▶ [Set problem]
Please set down all the lines beneath this one exactly, without the pictures.

──────────

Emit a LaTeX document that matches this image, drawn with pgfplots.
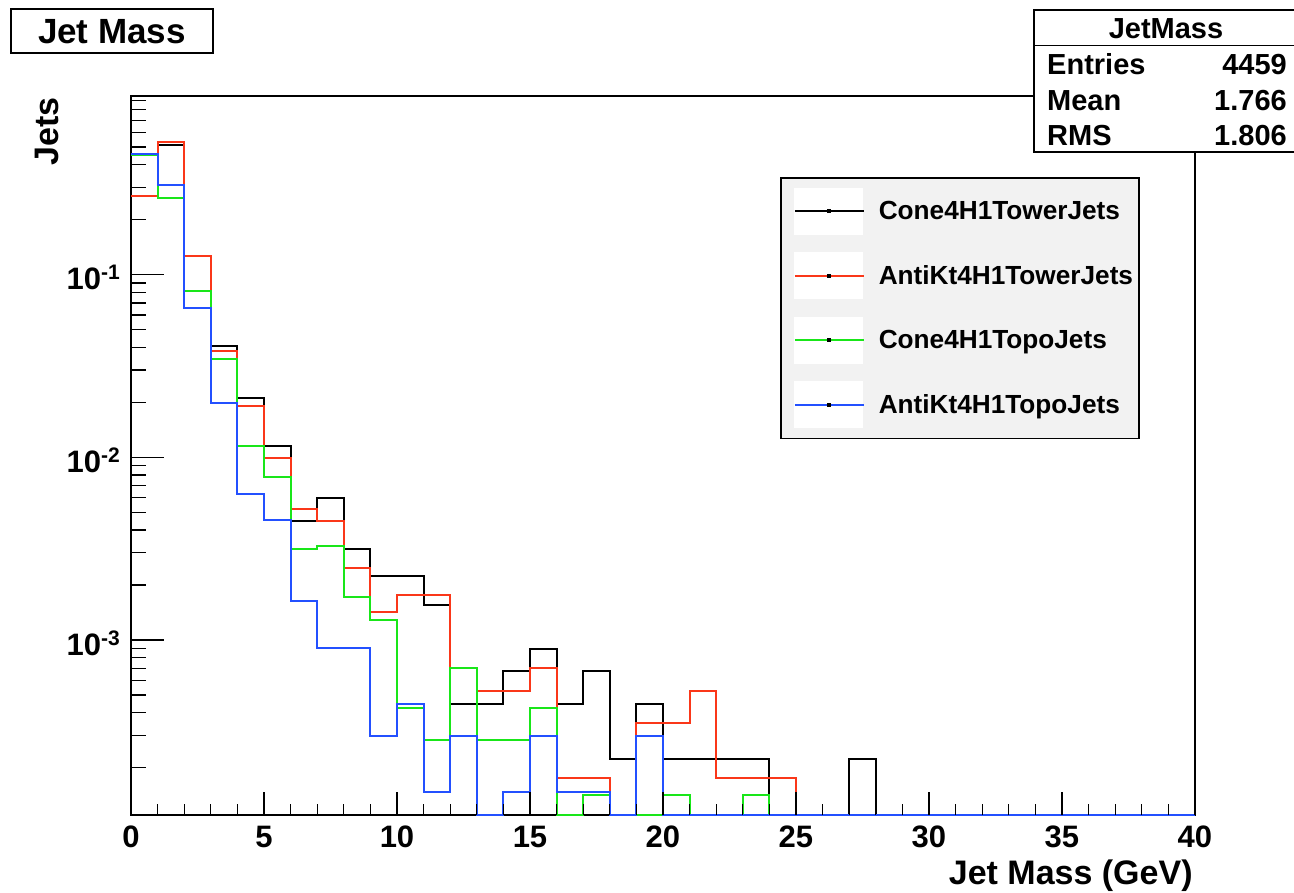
\documentclass[border=0pt]{standalone}
\usepackage{pgfplots}
\usepackage{pgfplotstable}
\pgfplotsset{compat=1.18}
\usepackage{fontspec}
\setmainfont{Liberation Sans}
\definecolor{rootred}{RGB}{250,55,25}
\definecolor{rootgreen}{RGB}{25,230,25}
\definecolor{rootblue}{RGB}{35,80,255}
\definecolor{legendgray}{RGB}{242,242,242}

% bin left edge, normalised contents (empty bins drawn at the axis floor 1.1e-4)
\pgfplotstableread{
x  black     red       green     blue
0  0.27      0.268     0.45      0.46
1  0.51      0.53      0.262     0.308
2  0.081     0.127     0.081     0.066
3  0.0409    0.0381    0.0347    0.0199
4  0.0210    0.0190    0.01153   0.00628
5  0.0115    0.00996   0.0078    0.00453
6  0.00449   0.0052    0.00314   0.00164
7  0.00597   0.00449   0.00327   0.0009
8  0.00314   0.00247   0.00172   0.0009
9  0.00225   0.00142   0.00129   0.000298
10 0.00225   0.00176   0.000423  0.000445
11 0.00155   0.00176   0.000282  0.000147
12 0.000445  0.000703  0.000703  0.000298
13 0.000445  0.000528  0.000282  0.00011
14 0.000675  0.000528  0.000282  0.000147
15 0.000893  0.000703  0.000423  0.000298
16 0.000445  0.000175  0.00011   0.000147
17 0.000675  0.000175  0.000141  0.000147
18 0.000224  0.00011   0.00011   0.00011
19 0.000445  0.000351  0.00011   0.000298
20 0.000224  0.000351  0.000141  0.00011
21 0.000224  0.000528  0.00011   0.00011
22 0.000224  0.000175  0.00011   0.00011
23 0.000224  0.000175  0.000141  0.00011
24 0.00011   0.000175  0.00011   0.00011
25 0.00011   0.00011   0.00011   0.00011
26 0.00011   0.00011   0.00011   0.00011
27 0.000224  0.00011   0.00011   0.00011
28 0.00011   0.00011   0.00011   0.00011
29 0.00011   0.00011   0.00011   0.00011
30 0.00011   0.00011   0.00011   0.00011
31 0.00011   0.00011   0.00011   0.00011
32 0.00011   0.00011   0.00011   0.00011
33 0.00011   0.00011   0.00011   0.00011
34 0.00011   0.00011   0.00011   0.00011
35 0.00011   0.00011   0.00011   0.00011
36 0.00011   0.00011   0.00011   0.00011
37 0.00011   0.00011   0.00011   0.00011
38 0.00011   0.00011   0.00011   0.00011
39 0.00011   0.00011   0.00011   0.00011
40 0.00011   0.00011   0.00011   0.00011
}\hist

\begin{document}
\begin{tikzpicture}[x=1pt,y=1pt]
\useasboundingbox (0,0) rectangle (1294,893);

% main axis: data, frame, y ticks
\begin{axis}[
  at={(131pt,78pt)}, anchor=south west,
  scale only axis, width=1064pt, height=719pt,
  xmin=0, xmax=40, ymode=log, ymin=1.1e-4, ymax=0.95,
  clip=false,
  axis line style={black, line width=1.5pt},
  tick pos=left, tick align=inside,
  every tick/.style={black, line width=1.3pt},
  major tick length=33pt, minor tick length=15pt,
  xtick=\empty,
  ytick={1e-3,1e-2,1e-1},
  yticklabels={%
    {\textbf{10}\raisebox{10pt}{\fontsize{21}{21}\selectfont\bfseries -3}},
    {\textbf{10}\raisebox{10pt}{\fontsize{21}{21}\selectfont\bfseries -2}},
    {\textbf{10}\raisebox{10pt}{\fontsize{21}{21}\selectfont\bfseries -1}}},
  minor ytick={2e-4,3e-4,4e-4,5e-4,6e-4,7e-4,8e-4,9e-4,
               2e-3,3e-3,4e-3,5e-3,6e-3,7e-3,8e-3,9e-3,
               2e-2,3e-2,4e-2,5e-2,6e-2,7e-2,8e-2,9e-2,
               0.2,0.3,0.4,0.5,0.6,0.7,0.8,0.9},
  yticklabel style={font=\fontsize{31}{31}\selectfont\bfseries, inner sep=0pt,
                    anchor=east, xshift=-11pt, yshift=-3pt},
  ylabel={Jets},
  every axis y label/.style={at={(axis description cs:-0.0902,0.9986)},
     rotate=90, anchor=north east, inner sep=0pt,
     font=\fontsize{34}{34}\selectfont\bfseries},
  xlabel={Jet Mass (GeV)},
  every axis x label/.style={at={(axis description cs:0.998,-0.096)},
     anchor=base east, inner sep=0pt,
     font=\fontsize{34}{34}\selectfont\bfseries},
  legend style={at={(axis description cs:0.6100,0.8873)}, anchor=north west,
     draw=black, line width=1.5pt, fill=legendgray,
     inner xsep=6pt, inner ysep=10pt,
     row sep=17.5pt, column sep=14pt,
     font=\fontsize{26.2}{26.2}\selectfont\bfseries,
     cells={anchor=west}, nodes={inner sep=0pt}},
  legend image code/.code={%
     \path (0pt,0pt);
     \fill[white] (7pt,-22.5pt) rectangle (74pt,22.5pt);
     \draw[#1] (7pt,0pt) -- (76pt,0pt);
     \fill[black] (40.5pt,-1pt) rectangle (42.5pt,1pt);},
]
\addplot[const plot, black, line width=2pt] table[x=x, y=black] {\hist};
\addlegendentry{Cone4H1TowerJets}
\addplot[const plot, rootred, line width=2pt] table[x=x, y=red] {\hist};
\addlegendentry{AntiKt4H1TowerJets}
\addplot[const plot, rootgreen, line width=2pt] table[x=x, y=green] {\hist};
\addlegendentry{Cone4H1TopoJets}
\addplot[const plot, rootblue, line width=2pt] table[x=x, y=blue] {\hist};
\addlegendentry{AntiKt4H1TopoJets}
\end{axis}

% second axis on the same frame: x ticks only
\begin{axis}[
  at={(131pt,78pt)}, anchor=south west,
  scale only axis, width=1064pt, height=719pt,
  xmin=0, xmax=40, ymin=0, ymax=1,
  axis line style={draw=none},
  tick pos=left, tick align=inside,
  every tick/.style={black, line width=1.3pt},
  major tick length=23pt, minor tick length=11pt,
  ytick=\empty,
  xtick={0,5,...,40}, minor x tick num=4,
  xticklabels={0,5,10,15,20,25,30,35,40},
  xticklabel style={font=\fontsize{31}{31}\selectfont\bfseries, inner sep=0pt,
                    anchor=north, yshift=-11pt},
]
\end{axis}

% title box
\draw[line width=1.5pt, fill=white] (11,884) rectangle (213,840);
\node[font=\fontsize{35}{35}\selectfont\bfseries, anchor=base] at (112,849.5) {Jet Mass};

% statistics box
\draw[line width=1.5pt, fill=white] (1034,883) rectangle (1300,741);
\draw[line width=1.5pt] (1034,847.3) -- (1300,847.3);
\begin{scope}[every node/.style={font=\fontsize{29}{29}\selectfont\bfseries, inner sep=0pt}]
\node[anchor=base] at (1166,854.5) {JetMass};
\node[anchor=base west] at (1047,818.5) {Entries};
\node[anchor=base east] at (1287,818.5) {4459};
\node[anchor=base west] at (1047,782.5) {Mean};
\node[anchor=base east] at (1287,782.5) {1.766};
\node[anchor=base west] at (1047,747) {RMS};
\node[anchor=base east] at (1287,747) {1.806};
\end{scope}
\end{tikzpicture}
\end{document}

──────────

▶ [Response]
Emit a LaTeX document that matches this image, drawn with pgfplots.
\documentclass[border=0pt]{standalone}
\usepackage{pgfplots}
\usepackage{pgfplotstable}
\pgfplotsset{compat=1.18}
\usepackage{fontspec}
\setmainfont{Liberation Sans}
\definecolor{rootred}{RGB}{250,55,25}
\definecolor{rootgreen}{RGB}{25,230,25}
\definecolor{rootblue}{RGB}{35,80,255}
\definecolor{legendgray}{RGB}{242,242,242}

% bin left edge, normalised contents (empty bins drawn at the axis floor 1.1e-4)
\pgfplotstableread{
x  black     red       green     blue
0  0.27      0.268     0.45      0.46
1  0.51      0.53      0.262     0.308
2  0.081     0.127     0.081     0.066
3  0.0409    0.0381    0.0347    0.0199
4  0.0210    0.0190    0.01153   0.00628
5  0.0115    0.00996   0.0078    0.00453
6  0.00449   0.0052    0.00314   0.00164
7  0.00597   0.00449   0.00327   0.0009
8  0.00314   0.00247   0.00172   0.0009
9  0.00225   0.00142   0.00129   0.000298
10 0.00225   0.00176   0.000423  0.000445
11 0.00155   0.00176   0.000282  0.000147
12 0.000445  0.000703  0.000703  0.000298
13 0.000445  0.000528  0.000282  0.00011
14 0.000675  0.000528  0.000282  0.000147
15 0.000893  0.000703  0.000423  0.000298
16 0.000445  0.000175  0.00011   0.000147
17 0.000675  0.000175  0.000141  0.000147
18 0.000224  0.00011   0.00011   0.00011
19 0.000445  0.000351  0.00011   0.000298
20 0.000224  0.000351  0.000141  0.00011
21 0.000224  0.000528  0.00011   0.00011
22 0.000224  0.000175  0.00011   0.00011
23 0.000224  0.000175  0.000141  0.00011
24 0.00011   0.000175  0.00011   0.00011
25 0.00011   0.00011   0.00011   0.00011
26 0.00011   0.00011   0.00011   0.00011
27 0.000224  0.00011   0.00011   0.00011
28 0.00011   0.00011   0.00011   0.00011
29 0.00011   0.00011   0.00011   0.00011
30 0.00011   0.00011   0.00011   0.00011
31 0.00011   0.00011   0.00011   0.00011
32 0.00011   0.00011   0.00011   0.00011
33 0.00011   0.00011   0.00011   0.00011
34 0.00011   0.00011   0.00011   0.00011
35 0.00011   0.00011   0.00011   0.00011
36 0.00011   0.00011   0.00011   0.00011
37 0.00011   0.00011   0.00011   0.00011
38 0.00011   0.00011   0.00011   0.00011
39 0.00011   0.00011   0.00011   0.00011
40 0.00011   0.00011   0.00011   0.00011
}\hist

\begin{document}
\begin{tikzpicture}[x=1pt,y=1pt]
\useasboundingbox (0,0) rectangle (1294,893);

% main axis: data, frame, y ticks
\begin{axis}[
  at={(131pt,78pt)}, anchor=south west,
  scale only axis, width=1064pt, height=719pt,
  xmin=0, xmax=40, ymode=log, ymin=1.1e-4, ymax=0.95,
  clip=false,
  axis line style={black, line width=1.5pt},
  tick pos=left, tick align=inside,
  every tick/.style={black, line width=1.3pt},
  major tick length=33pt, minor tick length=15pt,
  xtick=\empty,
  ytick={1e-3,1e-2,1e-1},
  yticklabels={%
    {\textbf{10}\raisebox{10pt}{\fontsize{21}{21}\selectfont\bfseries -3}},
    {\textbf{10}\raisebox{10pt}{\fontsize{21}{21}\selectfont\bfseries -2}},
    {\textbf{10}\raisebox{10pt}{\fontsize{21}{21}\selectfont\bfseries -1}}},
  minor ytick={2e-4,3e-4,4e-4,5e-4,6e-4,7e-4,8e-4,9e-4,
               2e-3,3e-3,4e-3,5e-3,6e-3,7e-3,8e-3,9e-3,
               2e-2,3e-2,4e-2,5e-2,6e-2,7e-2,8e-2,9e-2,
               0.2,0.3,0.4,0.5,0.6,0.7,0.8,0.9},
  yticklabel style={font=\fontsize{31}{31}\selectfont\bfseries, inner sep=0pt,
                    anchor=east, xshift=-11pt, yshift=-3pt},
  ylabel={Jets},
  every axis y label/.style={at={(axis description cs:-0.0902,0.9986)},
     rotate=90, anchor=north east, inner sep=0pt,
     font=\fontsize{34}{34}\selectfont\bfseries},
  xlabel={Jet Mass (GeV)},
  every axis x label/.style={at={(axis description cs:0.998,-0.096)},
     anchor=base east, inner sep=0pt,
     font=\fontsize{34}{34}\selectfont\bfseries},
  legend style={at={(axis description cs:0.6100,0.8873)}, anchor=north west,
     draw=black, line width=1.5pt, fill=legendgray,
     inner xsep=6pt, inner ysep=10pt,
     row sep=17.5pt, column sep=14pt,
     font=\fontsize{26.2}{26.2}\selectfont\bfseries,
     cells={anchor=west}, nodes={inner sep=0pt}},
  legend image code/.code={%
     \path (0pt,0pt);
     \fill[white] (7pt,-22.5pt) rectangle (74pt,22.5pt);
     \draw[#1] (7pt,0pt) -- (76pt,0pt);
     \fill[black] (40.5pt,-1pt) rectangle (42.5pt,1pt);},
]
\addplot[const plot, black, line width=2pt] table[x=x, y=black] {\hist};
\addlegendentry{Cone4H1TowerJets}
\addplot[const plot, rootred, line width=2pt] table[x=x, y=red] {\hist};
\addlegendentry{AntiKt4H1TowerJets}
\addplot[const plot, rootgreen, line width=2pt] table[x=x, y=green] {\hist};
\addlegendentry{Cone4H1TopoJets}
\addplot[const plot, rootblue, line width=2pt] table[x=x, y=blue] {\hist};
\addlegendentry{AntiKt4H1TopoJets}
\end{axis}

% second axis on the same frame: x ticks only
\begin{axis}[
  at={(131pt,78pt)}, anchor=south west,
  scale only axis, width=1064pt, height=719pt,
  xmin=0, xmax=40, ymin=0, ymax=1,
  axis line style={draw=none},
  tick pos=left, tick align=inside,
  every tick/.style={black, line width=1.3pt},
  major tick length=23pt, minor tick length=11pt,
  ytick=\empty,
  xtick={0,5,...,40}, minor x tick num=4,
  xticklabels={0,5,10,15,20,25,30,35,40},
  xticklabel style={font=\fontsize{31}{31}\selectfont\bfseries, inner sep=0pt,
                    anchor=north, yshift=-11pt},
]
\end{axis}

% title box
\draw[line width=1.5pt, fill=white] (11,884) rectangle (213,840);
\node[font=\fontsize{35}{35}\selectfont\bfseries, anchor=base] at (112,849.5) {Jet Mass};

% statistics box
\draw[line width=1.5pt, fill=white] (1034,883) rectangle (1300,741);
\draw[line width=1.5pt] (1034,847.3) -- (1300,847.3);
\begin{scope}[every node/.style={font=\fontsize{29}{29}\selectfont\bfseries, inner sep=0pt}]
\node[anchor=base] at (1166,854.5) {JetMass};
\node[anchor=base west] at (1047,818.5) {Entries};
\node[anchor=base east] at (1287,818.5) {4459};
\node[anchor=base west] at (1047,782.5) {Mean};
\node[anchor=base east] at (1287,782.5) {1.766};
\node[anchor=base west] at (1047,747) {RMS};
\node[anchor=base east] at (1287,747) {1.806};
\end{scope}
\end{tikzpicture}
\end{document}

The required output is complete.